The days leading up to the vote have been largely uneventful, with cities and towns deserted as Malians — over 90 percent of whom are Muslim — stayed at home to celebrate the Eid festival marking the end of the holy month of Ramadan.
The rivals have faced off before, losing the 2002 presidential election to Amadou Toumani Toure, who was overthrown by a military junta in March 2012 as he was preparing to end his final term in office.
The return to democratic rule will allow France to withdraw most of the 4,500 troops it sent to Mali in January to oust Al Qaeda-linked extremists who had occupied the north in the chaos which followed the coup, imposing a brutal regime of sharia law characterised by executions and amputations.
Keita, who is considered the favourite, was more than 20 percentage points ahead of his rival in the first round but Cisse has remained optimistic.
Cisse had complained about widespread fraud in the first round while more than 400,000 ballots from a turnout of 3.5 million were declared spoiled.
Mali’s Constitutional Court rejected the allegations, however, confirming that Keita, 68, had won 39.8 percent, while Cisse attracted a 19.7 percent share.
Keita has urged voters to hand him a “clear and clean” majority in the runoff to ensure victory cannot be “stolen”.
Keita claims to have the support of most of the candidates eliminated in the first round and is backed by Mali’s influential religious establishment, while Cisse has been endorsed by Adema, Mali’s largest political party.
A UN peacekeeping mission integrating more than 6,000 African soldiers is charged with ensuring security on Sunday and in the months after the election.

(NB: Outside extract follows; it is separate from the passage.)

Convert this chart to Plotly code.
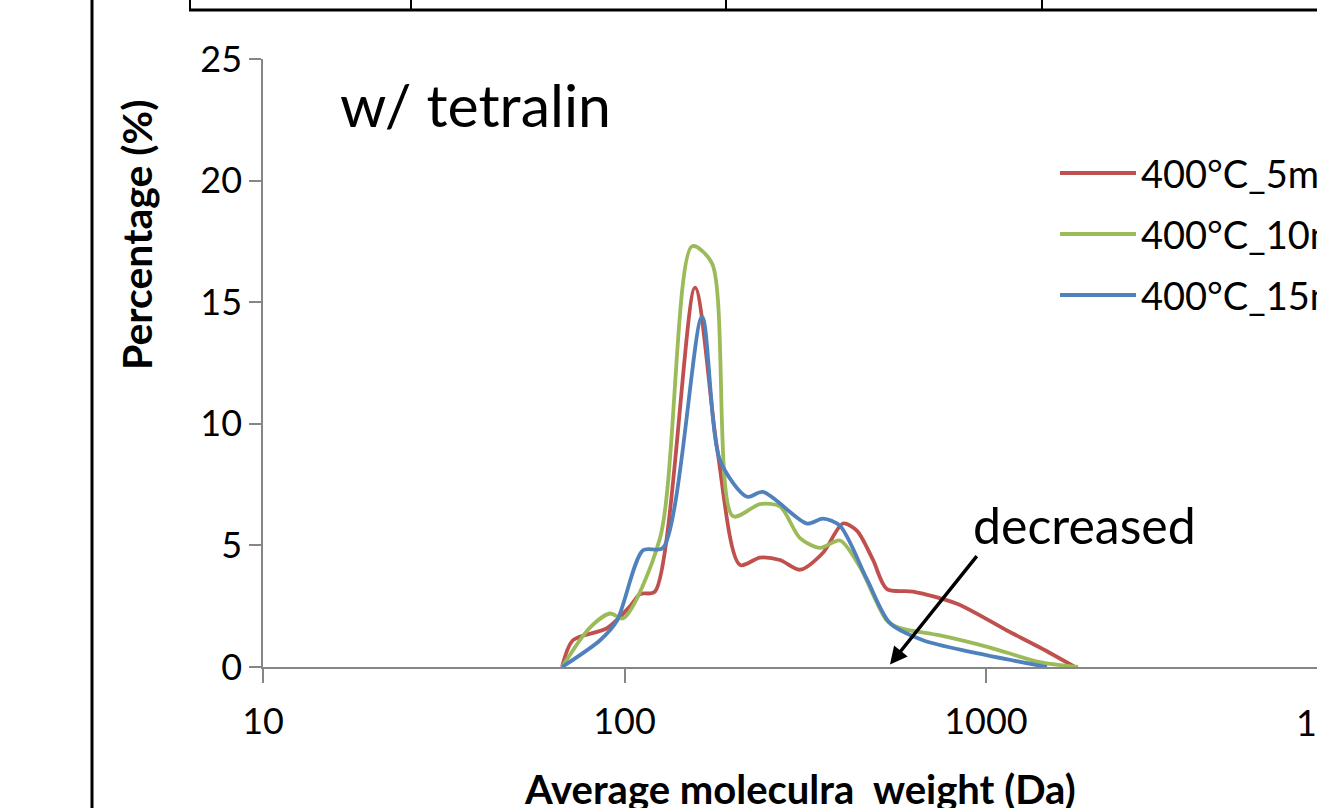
import numpy as np
import plotly.graph_objects as go

# ---------------- data ----------------
mw_5min = [67.2, 72, 89.5, 103.6, 110.4, 121.4, 156.7, 180.3, 208.6, 237, 269.2, 305.8,
           354.1, 402.2, 439.8, 486.9, 532.2, 628.2, 831.5, 1143, 1410, 1762]
pct_5min = [0, 1.1, 1.6, 2.5, 3.0, 3.1, 15.6, 9.0, 4.2, 4.5, 4.4, 4.0,
            4.7, 5.9, 5.6, 4.4, 3.2, 3.1, 2.6, 1.5, 0.8, 0]

mw_10min = [67.2, 80, 91.2, 99.1, 125.4, 153.8, 174.6, 199.5, 237, 269.2, 305.8,
            347.4, 394.6, 448.3, 532.2, 578.2, 746.1, 1025.8, 1410, 1797]
pct_10min = [0, 1.6, 2.2, 2.0, 5.3, 17.3, 16.6, 6.2, 6.7, 6.6, 5.3,
             4.9, 5.2, 4.1, 1.9, 1.6, 1.3, 0.8, 0.2, 0]

mw_15min = [67.2, 85.6, 95.3, 112.5, 127.8, 163.8, 183.8, 218.2, 241.6, 319.8,
            354.1, 394.6, 468.7, 542.5, 669.6, 920.6, 1475]
pct_15min = [0, 1.1, 1.9, 4.8, 4.9, 14.4, 8.5, 7.0, 7.2, 5.9,
             6.1, 5.8, 3.6, 1.8, 1.1, 0.6, 0]

series_names = ["400°C_5min", "400°C_10min", "400°C_15min"]
series_colors = ["#C0504D", "#9BBB59", "#4F81BD"]

y_ticks = [0, 5, 10, 15, 20, 25]
x_ticks = [10, 100, 1000]
x_tick_labels = ["10", "100", "1000"]
x_edge_tick = 10000  # last tick, lies just past the picture's right edge

FONT = "Lato"
TICK_SIZE = 36

fig = go.Figure()
for xs, ys, name, col in zip([mw_5min, mw_10min, mw_15min],
                             [pct_5min, pct_10min, pct_15min],
                             series_names, series_colors):
    fig.add_trace(go.Scatter(x=xs, y=ys, mode="lines", name=name,
                             line=dict(color=col, width=3.8, shape="spline", smoothing=0.8),
                             showlegend=False, hoverinfo="x+y+name"))

W, H = 1317, 808
L, T, B = 263, 59, 141
plot_w = W - L
plot_h = H - T - B
decade = 361.5  # px per decade in the reference


def px(xp):
    return (xp - L) / plot_w


def py(yp):
    return (H - B - yp) / plot_h


x_max = 1 + plot_w / decade

axis_col = "#868686"
fig.update_layout(
    width=W, height=H,
    margin=dict(l=L, r=0, t=T, b=B, pad=0),
    paper_bgcolor="white", plot_bgcolor="white",
    font=dict(family=FONT, color="black"),
    xaxis=dict(type="log", range=[1, x_max], showgrid=False, zeroline=False,
               showline=True, linecolor=axis_col, linewidth=1.5,
               ticks="outside", ticklen=14, tickwidth=1.5, tickcolor=axis_col,
               tickvals=x_ticks, ticktext=x_tick_labels,
               tickfont=dict(size=TICK_SIZE, family=FONT, color="black"),
               ticklabelstandoff=8),
    yaxis=dict(range=[0, 25], showgrid=False, zeroline=False,
               showline=True, linecolor=axis_col, linewidth=1.5,
               ticks="outside", ticklen=12, tickwidth=1.5, tickcolor=axis_col,
               tickvals=y_ticks,
               tickfont=dict(size=TICK_SIZE, family=FONT, color="black"),
               ticklabelstandoff=0),
)

shapes = []
# slide decorations: left border line and table bottom edge
shapes.append(dict(type="line", xref="paper", yref="paper", x0=px(92), x1=px(92),
                   y0=py(-5), y1=py(H + 5), line=dict(color="black", width=3)))
shapes.append(dict(type="line", xref="paper", yref="paper", x0=px(189), x1=px(W + 5),
                   y0=py(10), y1=py(10), line=dict(color="black", width=3)))
for vx in [190, 411, 726, 1042]:
    shapes.append(dict(type="line", xref="paper", yref="paper", x0=px(vx), x1=px(vx),
                       y0=py(-5), y1=py(10), line=dict(color="black", width=2)))
# legend keys
leg_y = [173, 234, 295]
for yy, col in zip(leg_y, series_colors):
    shapes.append(dict(type="line", xref="paper", yref="paper", x0=px(1060), x1=px(1136),
                       y0=py(yy), y1=py(yy), line=dict(color=col, width=3.8)))

annotations = []
for yy, name in zip(leg_y, series_names):
    annotations.append(dict(text=name, xref="paper", yref="paper", x=px(1139), y=py(yy),
                            xanchor="left", yanchor="middle", showarrow=False,
                            font=dict(size=38, family=FONT, color="black")))
# the 10000 tick label, cut by the right edge as in the reference
annotations.append(dict(text=str(x_edge_tick), xref="paper", yref="paper",
                        x=(np.log10(x_edge_tick) - 1) / (x_max - 1), y=py(722),
                        xanchor="center", yanchor="middle", showarrow=False,
                        font=dict(size=TICK_SIZE, family=FONT, color="black")))
annotations.append(dict(text="w/ tetralin", xref="paper", yref="paper", x=px(338), y=py(104),
                        xanchor="left", yanchor="middle", showarrow=False,
                        font=dict(size=59, family=FONT, color="black")))
annotations.append(dict(text="decreased", xref="paper", yref="paper", x=px(1084), y=py(525),
                        xanchor="center", yanchor="middle", showarrow=False,
                        font=dict(size=50, family=FONT, color="black")))
# arrow
annotations.append(dict(text="", x=np.log10(542.5), y=0.1, xref="x", yref="y",
                        ax=88, ay=-110, showarrow=True, arrowhead=2, arrowsize=1,
                        arrowwidth=3.5, arrowcolor="black"))
annotations.append(dict(text="<b>Average moleculra  weight (Da)</b>", xref="paper", yref="paper",
                        x=px(800), y=py(789), xanchor="center", yanchor="middle", showarrow=False,
                        font=dict(size=40, family=FONT, color="black")))
annotations.append(dict(text="<b>Percentage (%)</b>", xref="paper", yref="paper",
                        x=px(136), y=py(235), xanchor="center", yanchor="middle", showarrow=False,
                        textangle=-90, font=dict(size=41, family=FONT, color="black")))

fig.update_layout(shapes=shapes, annotations=annotations)
fig.write_html("out.html")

By the end of the year it will have grown to 11,200 troops and 1,400 police.
Mali remains the continent’s third-largest gold producer but its $10.6 billion economy contracted 1.2 percent last year, and widespread poverty has contributed to unrest in the north, with several groups vying for control in the vacuum left when the Islamists fled.
The region is home predominantly to lighter-skinned Tuareg and Arab populations who accuse the sub-Saharan ethnic groups that live in the more prosperous south of marginalising them.